Required task: Type out the data exactly as given. Skip any image.
=== Supplied information ===
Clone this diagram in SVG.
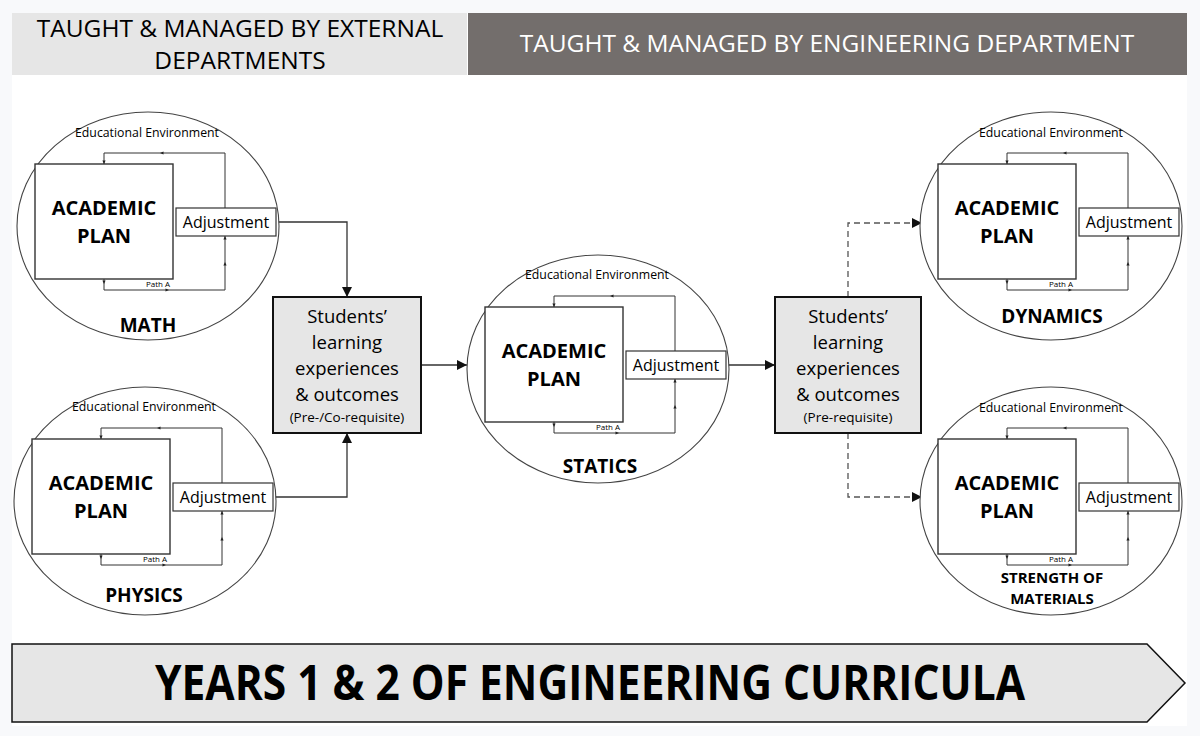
<svg xmlns="http://www.w3.org/2000/svg" xmlns:xlink="http://www.w3.org/1999/xlink" width="1200" height="736" viewBox="0 0 1200 736">
<defs>
<style>
.bg{fill:#f8f9fb}
.ee{font-family:"Open Sans","Liberation Sans",sans-serif;font-size:12.3px;fill:#000;text-anchor:middle}
.ap{font-family:"Open Sans","Liberation Sans",sans-serif;font-size:20px;font-weight:bold;fill:#000;text-anchor:middle}
.adj{font-family:"Open Sans","Liberation Sans",sans-serif;font-size:16px;fill:#000;text-anchor:middle}
.pa{font-family:"Open Sans","Liberation Sans",sans-serif;font-size:8px;fill:#000;text-anchor:middle}
.lbl{font-family:"Open Sans","Liberation Sans",sans-serif;font-size:19px;font-weight:bold;fill:#000;text-anchor:middle}
.lbl2{font-family:"Open Sans","Liberation Sans",sans-serif;font-size:15px;font-weight:bold;fill:#000;text-anchor:middle}
.st{font-family:"Open Sans","Liberation Sans",sans-serif;font-size:18.5px;fill:#000;text-anchor:middle}
.stsm{font-family:"Open Sans","Liberation Sans",sans-serif;font-size:13.5px;fill:#000;text-anchor:middle}
.hd{font-family:"Open Sans","Liberation Sans",sans-serif;font-size:24.5px;text-anchor:middle}
.ell{fill:#fff;stroke:#444;stroke-width:1.1}
.plan{fill:#fff;stroke:#333;stroke-width:1.4}
.adjbox{fill:#fff;stroke:#333;stroke-width:1.2}
.loop{fill:none;stroke:#333;stroke-width:1}
.sbox{fill:#e6e6e6;stroke:#111;stroke-width:2}
.con{fill:none;stroke:#333;stroke-width:1.3}
.dash{fill:none;stroke:#555;stroke-width:1.3;stroke-dasharray:6 4}
.tri{fill:#222}
</style>
<marker id="ah" viewBox="0 0 10 10" refX="10" refY="5" markerWidth="10" markerHeight="10" markerUnits="userSpaceOnUse" orient="auto">
<path d="M0,0 L10,5 L0,10 z" fill="#111"/>
</marker>
<path id="tl" class="tri" d="M-2,0 L1.5,-1.6 L1.5,1.6 z"/>
<path id="tr" class="tri" d="M2,0 L-1.5,-1.6 L-1.5,1.6 z"/>
<path id="tu" class="tri" d="M0,-2 L-1.6,1.5 L1.6,1.5 z"/>
<path id="td" class="tri" d="M0,2 L-1.6,-1.5 L1.6,-1.5 z"/>
<g id="module">
<ellipse class="ell" cx="113" cy="62" rx="131" ry="114"/>
<rect class="plan" x="0" y="0" width="138" height="115"/>
<path class="loop" d="M190,44 V-11 H69 V0"/>
<path class="loop" d="M69,115 V126 H190 V72"/>
<use xlink:href="#tl" x="127" y="-11"/>
<use xlink:href="#td" x="69" y="-2"/>
<use xlink:href="#td" x="69" y="118"/>
<use xlink:href="#tr" x="132" y="126"/>
<use xlink:href="#tu" x="190" y="100"/>
<use xlink:href="#tu" x="190" y="74"/>
<rect class="adjbox" x="141" y="44" width="100" height="28"/>
<text class="adj" x="191" y="64">Adjustment</text>
<text class="ap" x="69" y="51">ACADEMIC</text>
<text class="ap" x="69" y="79">PLAN</text>
<text class="pa" x="123" y="123">Path A</text>
</g>
</defs>
<rect class="bg" x="0" y="0" width="1200" height="736"/>
<rect x="12" y="13" width="1175" height="713" fill="#fff"/>
<g id="header-external">
<rect x="12" y="13" width="455" height="62" fill="#e6e6e6"/>
<text class="hd" x="240" y="37" fill="#000">TAUGHT &amp; MANAGED BY EXTERNAL</text>
<text class="hd" x="240" y="69" fill="#000">DEPARTMENTS</text>
</g>
<g id="header-engineering">
<rect x="468" y="13" width="719" height="62" fill="#736e6c"/>
<text class="hd" x="827" y="52" fill="#fff">TAUGHT &amp; MANAGED BY ENGINEERING DEPARTMENT</text>
</g>
<g id="connectors">
<path class="con" d="M276,222 H347 V297" marker-end="url(#ah)"/>
<path class="con" d="M273,497 H347 V433" marker-end="url(#ah)"/>
<path class="con" d="M421,365 H467" marker-end="url(#ah)"/>
<path class="con" d="M726,365 H775" marker-end="url(#ah)"/>
<path class="dash" d="M848,297 V223 H922" marker-end="url(#ah)"/>
<path class="dash" d="M848,433 V497 H922" marker-end="url(#ah)"/>
</g>
<g id="math">
<use xlink:href="#module" transform="translate(35,164)"/>
<text class="ee" x="147" y="137">Educational Environment</text>
<text class="lbl" x="148" y="332">MATH</text>
</g>
<g id="physics">
<use xlink:href="#module" transform="translate(32,439)"/>
<text class="ee" x="144" y="411">Educational Environment</text>
<text class="lbl" x="144" y="602">PHYSICS</text>
</g>
<g id="statics">
<use xlink:href="#module" transform="translate(485,307)"/>
<text class="ee" x="597" y="279">Educational Environment</text>
<text class="lbl" x="600" y="473">STATICS</text>
</g>
<g id="dynamics">
<use xlink:href="#module" transform="translate(938,164)"/>
<text class="ee" x="1051" y="137">Educational Environment</text>
<text class="lbl" x="1052" y="323">DYNAMICS</text>
</g>
<g id="strength">
<use xlink:href="#module" transform="translate(938,439)"/>
<text class="ee" x="1051" y="412">Educational Environment</text>
<text class="lbl2" x="1052" y="583">STRENGTH OF</text>
<text class="lbl2" x="1052" y="604">MATERIALS</text>
</g>
<g id="outcomes-1">
<rect class="sbox" x="273" y="297" width="148" height="136"/>
<text class="st" x="347" y="323">Students’</text>
<text class="st" x="347" y="349">learning</text>
<text class="st" x="347" y="375">experiences</text>
<text class="st" x="347" y="401">&amp; outcomes</text>
<text class="stsm" x="347" y="422">(Pre-/Co-requisite)</text>
</g>
<g id="outcomes-2">
<rect class="sbox" x="775" y="297" width="146" height="136"/>
<text class="st" x="848" y="323">Students’</text>
<text class="st" x="848" y="349">learning</text>
<text class="st" x="848" y="375">experiences</text>
<text class="st" x="848" y="401">&amp; outcomes</text>
<text class="stsm" x="848" y="422">(Pre-requisite)</text>
</g>
<g id="years-arrow">
<path d="M12,644 H1147 L1185,683 L1147,722 H12 Z" fill="#e6e6e6" stroke="#111" stroke-width="1.5"/>
<text x="590" y="700" font-family="Open Sans, Liberation Sans, sans-serif" font-size="48" font-weight="bold" fill="#000" text-anchor="middle" textLength="870" lengthAdjust="spacingAndGlyphs">YEARS 1 &amp; 2 OF ENGINEERING CURRICULA</text>
</g>
</svg>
===
Solution to this problem:
Clone this diagram in SVG.
<svg xmlns="http://www.w3.org/2000/svg" xmlns:xlink="http://www.w3.org/1999/xlink" width="1200" height="736" viewBox="0 0 1200 736">
<defs>
<style>
.bg{fill:#f8f9fb}
.ee{font-family:"Open Sans","Liberation Sans",sans-serif;font-size:12.3px;fill:#000;text-anchor:middle}
.ap{font-family:"Open Sans","Liberation Sans",sans-serif;font-size:20px;font-weight:bold;fill:#000;text-anchor:middle}
.adj{font-family:"Open Sans","Liberation Sans",sans-serif;font-size:16px;fill:#000;text-anchor:middle}
.pa{font-family:"Open Sans","Liberation Sans",sans-serif;font-size:8px;fill:#000;text-anchor:middle}
.lbl{font-family:"Open Sans","Liberation Sans",sans-serif;font-size:19px;font-weight:bold;fill:#000;text-anchor:middle}
.lbl2{font-family:"Open Sans","Liberation Sans",sans-serif;font-size:15px;font-weight:bold;fill:#000;text-anchor:middle}
.st{font-family:"Open Sans","Liberation Sans",sans-serif;font-size:18.5px;fill:#000;text-anchor:middle}
.stsm{font-family:"Open Sans","Liberation Sans",sans-serif;font-size:13.5px;fill:#000;text-anchor:middle}
.hd{font-family:"Open Sans","Liberation Sans",sans-serif;font-size:24.5px;text-anchor:middle}
.ell{fill:#fff;stroke:#444;stroke-width:1.1}
.plan{fill:#fff;stroke:#333;stroke-width:1.4}
.adjbox{fill:#fff;stroke:#333;stroke-width:1.2}
.loop{fill:none;stroke:#333;stroke-width:1}
.sbox{fill:#e6e6e6;stroke:#111;stroke-width:2}
.con{fill:none;stroke:#333;stroke-width:1.3}
.dash{fill:none;stroke:#555;stroke-width:1.3;stroke-dasharray:6 4}
.tri{fill:#222}
</style>
<marker id="ah" viewBox="0 0 10 10" refX="10" refY="5" markerWidth="10" markerHeight="10" markerUnits="userSpaceOnUse" orient="auto">
<path d="M0,0 L10,5 L0,10 z" fill="#111"/>
</marker>
<path id="tl" class="tri" d="M-2,0 L1.5,-1.6 L1.5,1.6 z"/>
<path id="tr" class="tri" d="M2,0 L-1.5,-1.6 L-1.5,1.6 z"/>
<path id="tu" class="tri" d="M0,-2 L-1.6,1.5 L1.6,1.5 z"/>
<path id="td" class="tri" d="M0,2 L-1.6,-1.5 L1.6,-1.5 z"/>
<g id="module">
<ellipse class="ell" cx="113" cy="62" rx="131" ry="114"/>
<rect class="plan" x="0" y="0" width="138" height="115"/>
<path class="loop" d="M190,44 V-11 H69 V0"/>
<path class="loop" d="M69,115 V126 H190 V72"/>
<use xlink:href="#tl" x="127" y="-11"/>
<use xlink:href="#td" x="69" y="-2"/>
<use xlink:href="#td" x="69" y="118"/>
<use xlink:href="#tr" x="132" y="126"/>
<use xlink:href="#tu" x="190" y="100"/>
<use xlink:href="#tu" x="190" y="74"/>
<rect class="adjbox" x="141" y="44" width="100" height="28"/>
<text class="adj" x="191" y="64">Adjustment</text>
<text class="ap" x="69" y="51">ACADEMIC</text>
<text class="ap" x="69" y="79">PLAN</text>
<text class="pa" x="123" y="123">Path A</text>
</g>
</defs>
<rect class="bg" x="0" y="0" width="1200" height="736"/>
<rect x="12" y="13" width="1175" height="713" fill="#fff"/>
<g id="header-external">
<rect x="12" y="13" width="455" height="62" fill="#e6e6e6"/>
<text class="hd" x="240" y="37" fill="#000">TAUGHT &amp; MANAGED BY EXTERNAL</text>
<text class="hd" x="240" y="69" fill="#000">DEPARTMENTS</text>
</g>
<g id="header-engineering">
<rect x="468" y="13" width="719" height="62" fill="#736e6c"/>
<text class="hd" x="827" y="52" fill="#fff">TAUGHT &amp; MANAGED BY ENGINEERING DEPARTMENT</text>
</g>
<g id="connectors">
<path class="con" d="M276,222 H347 V297" marker-end="url(#ah)"/>
<path class="con" d="M273,497 H347 V433" marker-end="url(#ah)"/>
<path class="con" d="M421,365 H467" marker-end="url(#ah)"/>
<path class="con" d="M726,365 H775" marker-end="url(#ah)"/>
<path class="dash" d="M848,297 V223 H922" marker-end="url(#ah)"/>
<path class="dash" d="M848,433 V497 H922" marker-end="url(#ah)"/>
</g>
<g id="math">
<use xlink:href="#module" transform="translate(35,164)"/>
<text class="ee" x="147" y="137">Educational Environment</text>
<text class="lbl" x="148" y="332">MATH</text>
</g>
<g id="physics">
<use xlink:href="#module" transform="translate(32,439)"/>
<text class="ee" x="144" y="411">Educational Environment</text>
<text class="lbl" x="144" y="602">PHYSICS</text>
</g>
<g id="statics">
<use xlink:href="#module" transform="translate(485,307)"/>
<text class="ee" x="597" y="279">Educational Environment</text>
<text class="lbl" x="600" y="473">STATICS</text>
</g>
<g id="dynamics">
<use xlink:href="#module" transform="translate(938,164)"/>
<text class="ee" x="1051" y="137">Educational Environment</text>
<text class="lbl" x="1052" y="323">DYNAMICS</text>
</g>
<g id="strength">
<use xlink:href="#module" transform="translate(938,439)"/>
<text class="ee" x="1051" y="412">Educational Environment</text>
<text class="lbl2" x="1052" y="583">STRENGTH OF</text>
<text class="lbl2" x="1052" y="604">MATERIALS</text>
</g>
<g id="outcomes-1">
<rect class="sbox" x="273" y="297" width="148" height="136"/>
<text class="st" x="347" y="323">Students’</text>
<text class="st" x="347" y="349">learning</text>
<text class="st" x="347" y="375">experiences</text>
<text class="st" x="347" y="401">&amp; outcomes</text>
<text class="stsm" x="347" y="422">(Pre-/Co-requisite)</text>
</g>
<g id="outcomes-2">
<rect class="sbox" x="775" y="297" width="146" height="136"/>
<text class="st" x="848" y="323">Students’</text>
<text class="st" x="848" y="349">learning</text>
<text class="st" x="848" y="375">experiences</text>
<text class="st" x="848" y="401">&amp; outcomes</text>
<text class="stsm" x="848" y="422">(Pre-requisite)</text>
</g>
<g id="years-arrow">
<path d="M12,644 H1147 L1185,683 L1147,722 H12 Z" fill="#e6e6e6" stroke="#111" stroke-width="1.5"/>
<text x="590" y="700" font-family="Open Sans, Liberation Sans, sans-serif" font-size="48" font-weight="bold" fill="#000" text-anchor="middle" textLength="870" lengthAdjust="spacingAndGlyphs">YEARS 1 &amp; 2 OF ENGINEERING CURRICULA</text>
</g>
</svg>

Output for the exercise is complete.